» OBJECTIVE
Omit the pictures and output exactly the lines from the start of the entries through the line containing "chose from a".

--- begin INPUT FOR THIS TASK ---

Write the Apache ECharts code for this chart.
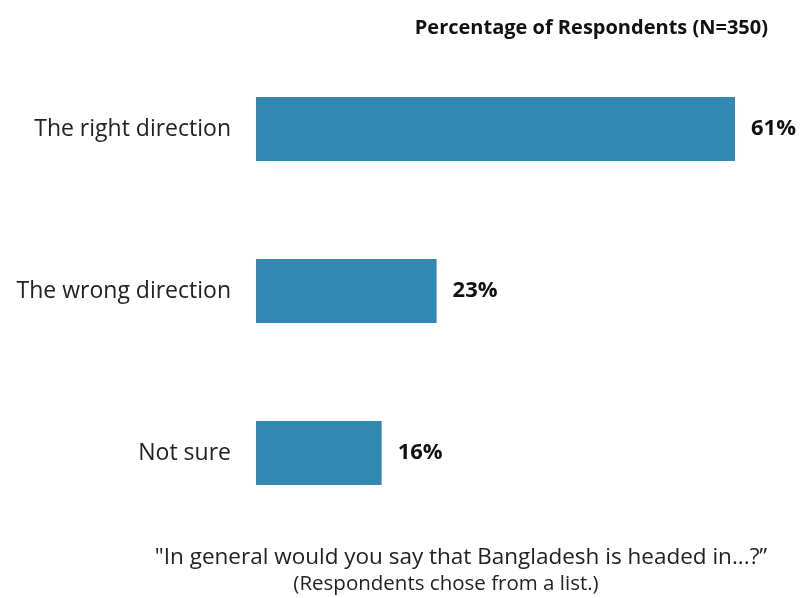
<!DOCTYPE html>
<html><head><meta charset="utf-8">
<script src="https://cdn.jsdelivr.net/npm/echarts@6/dist/echarts.min.js"></script>
<style>html,body{margin:0;padding:0;background:#fff}#c{width:800px;height:598px}</style>
</head><body><div id="c"></div>
<script>
var categories = ["The right direction", "The wrong direction", "Not sure"];
var values = [61, 23, 16];
var titleText = "Percentage of Respondents (N=350)";
var footer1 = "\"In general would you say that Bangladesh is headed in...?\u201D";
var footer2 = "(Respondents chose from a list.)";

var FONT = "'Open Sans', sans-serif";
var chart = echarts.init(document.getElementById('c'));
chart.setOption({
  animation: false,
  title: [
    {text: titleText, right: 27, top: 13, textStyle: {fontFamily: FONT, fontWeight: 'bold', fontSize: 20, color: '#111'}},
    {text: footer1, left: 456, textAlign: 'center', top: 541, textStyle: {fontFamily: FONT, fontWeight: 'normal', fontSize: 22.5, color: '#222'}},
    {text: footer2, left: 441, textAlign: 'center', top: 569, textStyle: {fontFamily: FONT, fontWeight: 'normal', fontSize: 20.5, color: '#222'}}
  ],
  grid: {left: 256, width: 500, top: 48, height: 486, containLabel: false},
  xAxis: {type: 'value', min: 0, max: 61 * 500 / 479, show: false},
  yAxis: {type: 'category', data: categories, inverse: true,
    axisLine: {show: false}, axisTick: {show: false}, splitLine: {show: false},
    axisLabel: {margin: 25, fontFamily: FONT, fontSize: 23, color: '#222'}},
  series: [{type: 'bar', data: values, barWidth: 64,
    itemStyle: {color: '#3287B3'},
    label: {show: true, position: 'right', distance: 16, formatter: '{c}%',
      fontFamily: FONT, fontWeight: 'bold', fontSize: 22, color: '#111'}}]
});
</script></body></html>
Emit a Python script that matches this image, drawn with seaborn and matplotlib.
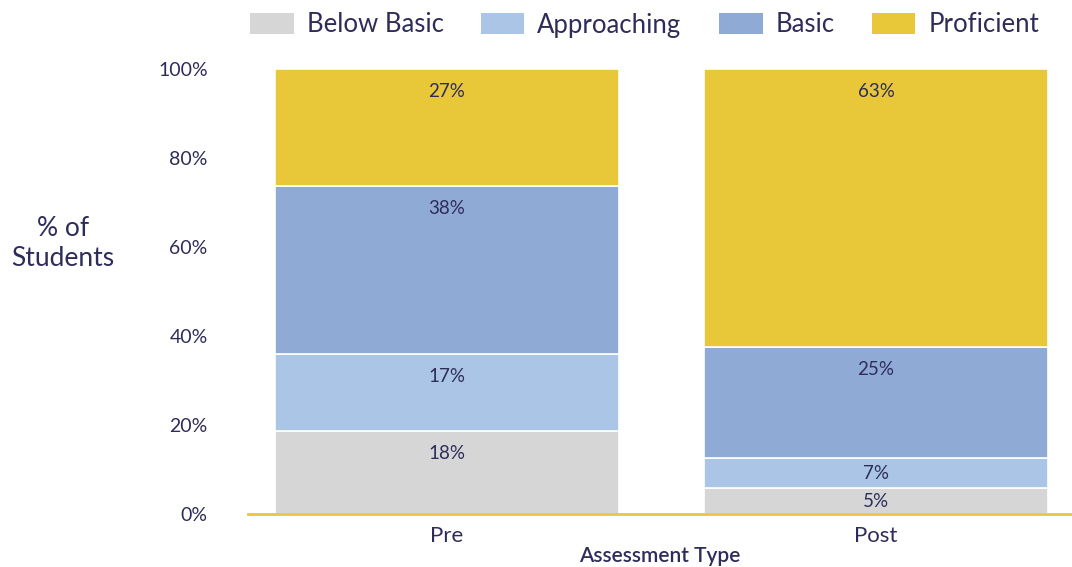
import matplotlib
matplotlib.use("Agg")
import matplotlib.pyplot as plt
import seaborn as sns
import pandas as pd
import numpy as np
from matplotlib.patches import Patch

categories = ["Pre", "Post"]
levels = ["Below Basic", "Approaching", "Basic", "Proficient"]
below_basic = [18.7, 5.8]
approaching = [17.3, 6.8]
basic = [37.7, 24.9]
proficient = [26.3, 62.5]
labels_below = ["18%", "5%"]
labels_appr = ["17%", "7%"]
labels_basic = ["38%", "25%"]
labels_prof = ["27%", "63%"]
colors = ["#d6d6d6", "#abc5e6", "#90aad6", "#e8c838"]
text_color = "#2e2d5a"

sns.set_theme(style="white")
plt.rcParams["font.family"] = ["Lato", "DejaVu Sans"]

fig = plt.figure(figsize=(10.72, 5.67), dpi=100)
ax = fig.add_axes([248/1072, 1-514/567, 1-248/1072, (514-69)/567])

series = [below_basic, approaching, basic, proficient]
labels = [labels_below, labels_appr, labels_basic, labels_prof]
bottom = np.zeros(len(categories))
for vals, labs, col, name in zip(series, labels, colors, levels):
    df = pd.DataFrame({"cat": categories, "val": vals})
    sns.barplot(data=df, x="cat", y="val", color=col, bottom=bottom, width=0.8,
                edgecolor="white", linewidth=1.2, ax=ax, saturation=1)
    for i, (v, lab) in enumerate(zip(vals, labs)):
        top = bottom[i] + v
        ax.text(i, top - min(v * 0.5, 5.0), lab, ha="center", va="center",
                fontsize=13.5, color=text_color)
    bottom = bottom + np.array(vals)

ax.set_xlim(-0.464, 1.457)
ax.set_ylim(0, 100)
ax.set_yticks([0, 20, 40, 60, 80, 100])
ax.set_yticklabels([f"{t}%" for t in [0, 20, 40, 60, 80, 100]], fontsize=14, color=text_color)
ax.tick_params(axis="y", length=0, pad=29)
ax.tick_params(axis="x", length=0, pad=9)
for t in ax.get_xticklabels():
    t.set_fontsize(16)
    t.set_color(text_color)
ax.set_xlabel("Assessment Type", fontsize=15, color=text_color, labelpad=0, fontweight="semibold")
ax.set_ylabel("")
fig.text(63/1072, 1-244/567, "% of\nStudents", ha="center", va="center",
         fontsize=19, color=text_color, linespacing=1.25)

for s in ["top", "right", "left"]:
    ax.spines[s].set_visible(False)
ax.spines["bottom"].set_color("#e8c838")
ax.spines["bottom"].set_linewidth(2)

handles = [Patch(facecolor=c, edgecolor="none", label=l) for c, l in zip(colors, levels)]
leg = fig.legend(handles=handles, loc="center left", bbox_to_anchor=(250/1072, 1-25/567),
                 ncol=4, frameon=False, fontsize=18.5, handlelength=1.7, handleheight=0.85,
                 handletextpad=0.5, columnspacing=1.45, labelcolor=text_color, borderaxespad=0,
                 borderpad=0)

fig.savefig("out.png", dpi=100)
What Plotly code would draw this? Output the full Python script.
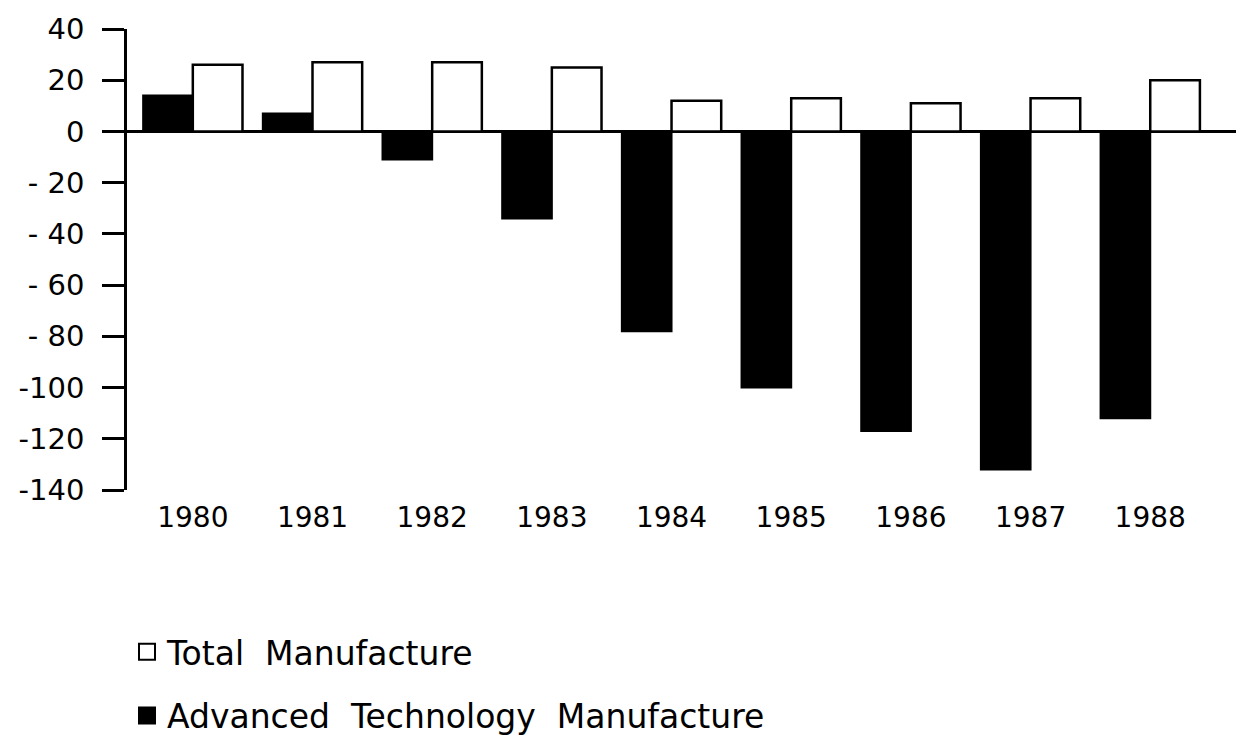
import plotly.graph_objects as go

years = ["1980", "1981", "1982", "1983", "1984", "1985", "1986", "1987", "1988"]
advanced_tech = [14, 7, -11, -34, -78, -100, -117, -132, -112]
total_manuf = [26, 27, 27, 25, 12, 13, 11, 13, 20]

y_tickvals = [40, 20, 0, -20, -40, -60, -80, -100, -120, -140]
y_ticktext = ["40", "20", "0", "- 20", "- 40", "- 60", "- 80", "-100", "-120", "-140"]

FONT = "DejaVu Sans, Liberation Sans, sans-serif"

fig = go.Figure()
fig.add_trace(go.Bar(
    x=years, y=advanced_tech, name="Advanced  Technology  Manufacture",
    marker=dict(color="black", line=dict(color="black", width=2)),
    showlegend=False,
))
fig.add_trace(go.Bar(
    x=years, y=total_manuf, name="Total  Manufacture",
    marker=dict(color="white", line=dict(color="black", width=2.5)),
    showlegend=False,
))
# legend entries (larger square symbols)
fig.add_trace(go.Scatter(
    x=[None], y=[None], mode="markers", name="Total  Manufacture",
    marker=dict(symbol="square", size=16, color="white", line=dict(color="black", width=2)),
    legendrank=1, legendgroup="b",
))
fig.add_trace(go.Scatter(
    x=[None], y=[None], mode="markers", name="Advanced  Technology  Manufacture",
    marker=dict(symbol="square", size=16, color="black", line=dict(color="black", width=2)),
    legendrank=2, legendgroup="a",
))

fig.update_layout(
    width=1236, height=732,
    paper_bgcolor="white", plot_bgcolor="white",
    margin=dict(l=119, r=4, t=21, b=250, autoexpand=False),
    barmode="group", bargap=0.17, bargroupgap=0,
    font=dict(family=FONT, color="black", size=28),
    showlegend=True,
    legend=dict(
        x=0.0, y=-0.29, xanchor="left", yanchor="top",
        tracegroupgap=18, itemsizing="trace",
        font=dict(family=FONT, size=33, color="black"),
        bgcolor="rgba(0,0,0,0)",
    ),
    xaxis=dict(
        type="category", range=[-0.55, 8.75],
        showline=False, showgrid=False, zeroline=False,
        ticks="", ticklabelstandoff=8, tickangle=0,
        tickfont=dict(family=FONT, size=28, color="black"),
    ),
    yaxis=dict(
        range=[-140, 40], tickvals=y_tickvals, ticktext=y_ticktext,
        showline=True, linecolor="black", linewidth=2.5,
        ticks="outside", ticklen=22, tickwidth=2.5, tickcolor="black",
        ticklabelstandoff=12,
        showgrid=False,
        zeroline=True, zerolinecolor="black", zerolinewidth=2.5,
        tickfont=dict(family=FONT, size=29, color="black"),
    ),
)

fig.write_html("out.html")
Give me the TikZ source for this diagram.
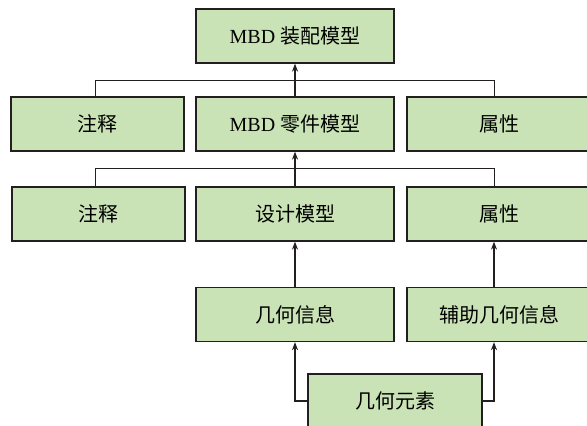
\documentclass[tikz,border=0pt]{standalone}
\usepackage{fontspec}
\setmainfont{Liberation Serif}
\newfontfamily\zh{Noto Sans CJK SC}
\usetikzlibrary{arrows.meta}
\definecolor{boxgreen}{HTML}{CAE3B6}
\definecolor{edge}{HTML}{231F20}
\tikzset{
    box/.style={draw=edge, line width=1.3pt, fill=boxgreen, minimum height=54pt, inner sep=0pt,
        font=\fontsize{20}{24}\selectfont},
    up/.style={-{Stealth[length=8pt,width=6pt]}, draw=edge, line width=1.3pt},
    bus/.style={draw=edge, line width=0.9pt}
}
\begin{document}
\begin{tikzpicture}[x=1pt,y=-1pt]
        \useasboundingbox (0,0) rectangle (587,426);
        \coordinate (rcol) at (494,0);
        \coordinate (bus1) at (494,80);
        \coordinate (bus2) at (494,168);
    
        \node[box, minimum width=198pt] (asm) at (295,36) {MBD {\zh 装配模型}};
        \node[box, minimum width=173pt] (ann1) at (97.5,124) {\zh 注释};
        \node[box, minimum width=198pt] (part) at (295,124) {MBD {\zh 零件模型}};
        \node[box, minimum width=184pt] (attr1) at (499,124) {\zh 属性};
        \node[box, minimum width=173pt] (ann2) at (98.5,214) {\zh 注释};
        \node[box, minimum width=198pt] (design) at (295,214) {\zh 设计模型};
        \node[box, minimum width=184pt] (attr2) at (499,214) {\zh 属性};
        \node[box, minimum width=198pt] (geo) at (295,314.5) {\zh 几何信息};
        \node[box, minimum width=184pt] (aux) at (499,314.5) {\zh 辅助几何信息};
        \node[box, minimum width=174pt] (elem) at (395,401) {\zh 几何元素};
    
        \draw[bus] ([xshift=-2.5pt]ann1.north) |- (bus1) -- (rcol |- attr1.north);
        \draw[up] (part.north) -- (asm.south);
        \draw[bus] ([xshift=-3.5pt]ann2.north) |- (bus2) -- (rcol |- attr2.north);
        \draw[up] (design.north) -- (part.south);
        \draw[up] (geo.north) -- (design.south);
        \draw[up] (rcol |- aux.north) -- (rcol |- attr2.south);
        \draw[up] (elem.west) -| (geo.south);
        \draw[up] (elem.east) -| (rcol |- aux.south);
    \end{tikzpicture}
\end{document}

--- end INPUT FOR THIS TASK ---

» COMPLETE OUTPUT
Write the Apache ECharts code for this chart.
<!DOCTYPE html>
<html><head><meta charset="utf-8">
<script src="https://cdn.jsdelivr.net/npm/echarts@6/dist/echarts.min.js"></script>
<style>html,body{margin:0;padding:0;background:#fff}#c{width:800px;height:598px}</style>
</head><body><div id="c"></div>
<script>
var categories = ["The right direction", "The wrong direction", "Not sure"];
var values = [61, 23, 16];
var titleText = "Percentage of Respondents (N=350)";
var footer1 = "\"In general would you say that Bangladesh is headed in...?\u201D";
var footer2 = "(Respondents chose from a list.)";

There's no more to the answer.